Problem description:
Look through the lines of the material and count those containing "matplotlib". Give that count alone.

Entries with chart source code:
____

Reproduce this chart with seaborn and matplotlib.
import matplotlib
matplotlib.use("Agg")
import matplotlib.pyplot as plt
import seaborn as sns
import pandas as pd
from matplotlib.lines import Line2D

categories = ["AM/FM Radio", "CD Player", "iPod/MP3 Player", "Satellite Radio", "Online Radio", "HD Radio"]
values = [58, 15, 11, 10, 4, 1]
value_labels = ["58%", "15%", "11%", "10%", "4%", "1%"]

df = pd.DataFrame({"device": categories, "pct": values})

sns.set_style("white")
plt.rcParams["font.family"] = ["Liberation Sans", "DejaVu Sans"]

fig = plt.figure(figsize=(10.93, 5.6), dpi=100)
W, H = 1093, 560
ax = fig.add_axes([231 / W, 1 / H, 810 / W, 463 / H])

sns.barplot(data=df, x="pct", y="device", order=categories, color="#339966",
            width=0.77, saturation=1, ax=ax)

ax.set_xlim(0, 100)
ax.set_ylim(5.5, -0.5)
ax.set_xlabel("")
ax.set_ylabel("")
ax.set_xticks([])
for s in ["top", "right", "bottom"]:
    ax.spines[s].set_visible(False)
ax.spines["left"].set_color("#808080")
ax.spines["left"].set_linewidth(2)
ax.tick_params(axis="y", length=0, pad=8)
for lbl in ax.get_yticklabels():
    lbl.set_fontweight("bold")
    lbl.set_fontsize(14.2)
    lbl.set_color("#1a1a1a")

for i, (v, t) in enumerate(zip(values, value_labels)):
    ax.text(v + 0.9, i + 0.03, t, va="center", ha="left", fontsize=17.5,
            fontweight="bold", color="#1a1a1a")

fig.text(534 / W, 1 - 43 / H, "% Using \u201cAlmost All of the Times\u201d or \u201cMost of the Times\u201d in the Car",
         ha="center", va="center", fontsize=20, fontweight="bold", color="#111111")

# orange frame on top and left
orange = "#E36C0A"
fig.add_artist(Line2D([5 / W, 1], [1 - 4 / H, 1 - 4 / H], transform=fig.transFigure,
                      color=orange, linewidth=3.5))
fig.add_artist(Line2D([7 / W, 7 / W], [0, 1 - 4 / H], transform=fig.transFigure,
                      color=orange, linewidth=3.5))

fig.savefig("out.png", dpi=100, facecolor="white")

____

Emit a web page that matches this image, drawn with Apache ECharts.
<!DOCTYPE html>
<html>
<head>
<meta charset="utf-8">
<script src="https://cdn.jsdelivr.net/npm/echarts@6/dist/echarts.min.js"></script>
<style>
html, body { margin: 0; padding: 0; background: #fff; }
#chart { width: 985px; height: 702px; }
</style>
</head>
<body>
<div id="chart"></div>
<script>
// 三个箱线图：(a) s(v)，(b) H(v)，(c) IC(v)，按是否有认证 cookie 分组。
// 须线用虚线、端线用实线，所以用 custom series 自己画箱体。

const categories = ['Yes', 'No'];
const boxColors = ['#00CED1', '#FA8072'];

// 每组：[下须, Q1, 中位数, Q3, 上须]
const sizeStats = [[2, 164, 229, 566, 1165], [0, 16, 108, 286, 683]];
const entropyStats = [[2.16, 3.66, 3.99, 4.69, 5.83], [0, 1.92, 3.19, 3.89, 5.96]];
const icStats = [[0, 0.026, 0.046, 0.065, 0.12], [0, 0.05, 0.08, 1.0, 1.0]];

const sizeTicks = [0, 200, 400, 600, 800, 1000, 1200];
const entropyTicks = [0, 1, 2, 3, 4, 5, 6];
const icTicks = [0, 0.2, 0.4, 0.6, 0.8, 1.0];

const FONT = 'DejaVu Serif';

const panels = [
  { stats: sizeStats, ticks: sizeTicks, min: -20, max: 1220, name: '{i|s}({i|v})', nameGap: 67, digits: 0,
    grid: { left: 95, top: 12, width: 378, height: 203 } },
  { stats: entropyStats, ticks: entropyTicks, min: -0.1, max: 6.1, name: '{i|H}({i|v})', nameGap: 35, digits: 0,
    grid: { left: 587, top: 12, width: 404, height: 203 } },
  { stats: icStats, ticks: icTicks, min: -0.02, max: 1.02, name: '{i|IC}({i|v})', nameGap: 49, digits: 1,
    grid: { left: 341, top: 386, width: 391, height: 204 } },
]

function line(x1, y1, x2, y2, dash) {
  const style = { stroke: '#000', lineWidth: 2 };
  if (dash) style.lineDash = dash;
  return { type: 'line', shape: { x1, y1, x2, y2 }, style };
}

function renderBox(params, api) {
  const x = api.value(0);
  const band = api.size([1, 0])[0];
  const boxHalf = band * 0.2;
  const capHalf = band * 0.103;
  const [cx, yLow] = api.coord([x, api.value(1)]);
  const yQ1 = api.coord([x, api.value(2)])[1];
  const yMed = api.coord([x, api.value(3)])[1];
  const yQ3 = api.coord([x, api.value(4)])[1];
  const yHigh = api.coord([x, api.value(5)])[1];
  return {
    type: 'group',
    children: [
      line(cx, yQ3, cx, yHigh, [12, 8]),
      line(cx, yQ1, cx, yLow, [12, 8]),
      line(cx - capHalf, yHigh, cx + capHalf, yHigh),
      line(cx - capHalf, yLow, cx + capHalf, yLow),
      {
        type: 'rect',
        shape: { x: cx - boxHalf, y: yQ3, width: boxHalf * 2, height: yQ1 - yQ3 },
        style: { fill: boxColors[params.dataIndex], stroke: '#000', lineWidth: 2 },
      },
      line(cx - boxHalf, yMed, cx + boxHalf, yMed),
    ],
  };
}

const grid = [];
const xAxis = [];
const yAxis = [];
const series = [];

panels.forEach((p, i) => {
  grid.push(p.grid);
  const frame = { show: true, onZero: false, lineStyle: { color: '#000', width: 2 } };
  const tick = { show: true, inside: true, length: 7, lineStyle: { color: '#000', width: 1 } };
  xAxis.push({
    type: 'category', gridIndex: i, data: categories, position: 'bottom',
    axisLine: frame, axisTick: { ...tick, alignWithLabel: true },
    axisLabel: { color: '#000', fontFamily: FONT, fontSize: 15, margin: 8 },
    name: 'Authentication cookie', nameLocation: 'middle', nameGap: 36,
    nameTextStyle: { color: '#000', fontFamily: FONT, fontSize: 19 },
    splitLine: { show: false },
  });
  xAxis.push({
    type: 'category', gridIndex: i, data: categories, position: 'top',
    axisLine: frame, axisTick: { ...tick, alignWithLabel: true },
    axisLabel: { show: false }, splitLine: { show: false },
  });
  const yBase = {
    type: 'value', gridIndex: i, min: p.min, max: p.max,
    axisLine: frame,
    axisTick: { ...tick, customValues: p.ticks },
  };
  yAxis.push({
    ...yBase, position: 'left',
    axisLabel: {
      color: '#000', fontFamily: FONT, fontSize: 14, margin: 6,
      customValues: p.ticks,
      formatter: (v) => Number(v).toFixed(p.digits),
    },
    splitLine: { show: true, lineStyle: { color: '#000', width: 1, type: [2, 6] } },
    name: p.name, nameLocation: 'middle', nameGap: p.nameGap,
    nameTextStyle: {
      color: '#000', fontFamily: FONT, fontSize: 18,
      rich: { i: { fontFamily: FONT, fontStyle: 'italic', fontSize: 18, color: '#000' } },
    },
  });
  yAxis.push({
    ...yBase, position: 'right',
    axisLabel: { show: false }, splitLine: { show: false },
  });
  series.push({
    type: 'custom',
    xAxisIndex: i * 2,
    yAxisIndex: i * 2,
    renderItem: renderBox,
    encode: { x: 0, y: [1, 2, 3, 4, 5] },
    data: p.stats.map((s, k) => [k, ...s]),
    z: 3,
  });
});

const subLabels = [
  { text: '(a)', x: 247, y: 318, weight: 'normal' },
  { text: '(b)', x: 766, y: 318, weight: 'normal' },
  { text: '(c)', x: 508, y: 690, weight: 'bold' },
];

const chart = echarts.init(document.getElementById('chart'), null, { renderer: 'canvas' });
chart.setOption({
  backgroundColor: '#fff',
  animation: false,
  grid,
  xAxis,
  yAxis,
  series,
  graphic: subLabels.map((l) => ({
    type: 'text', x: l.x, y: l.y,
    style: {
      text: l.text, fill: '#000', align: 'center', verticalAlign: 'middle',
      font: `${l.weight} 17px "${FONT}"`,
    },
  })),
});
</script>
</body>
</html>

____

Answer to this task:
5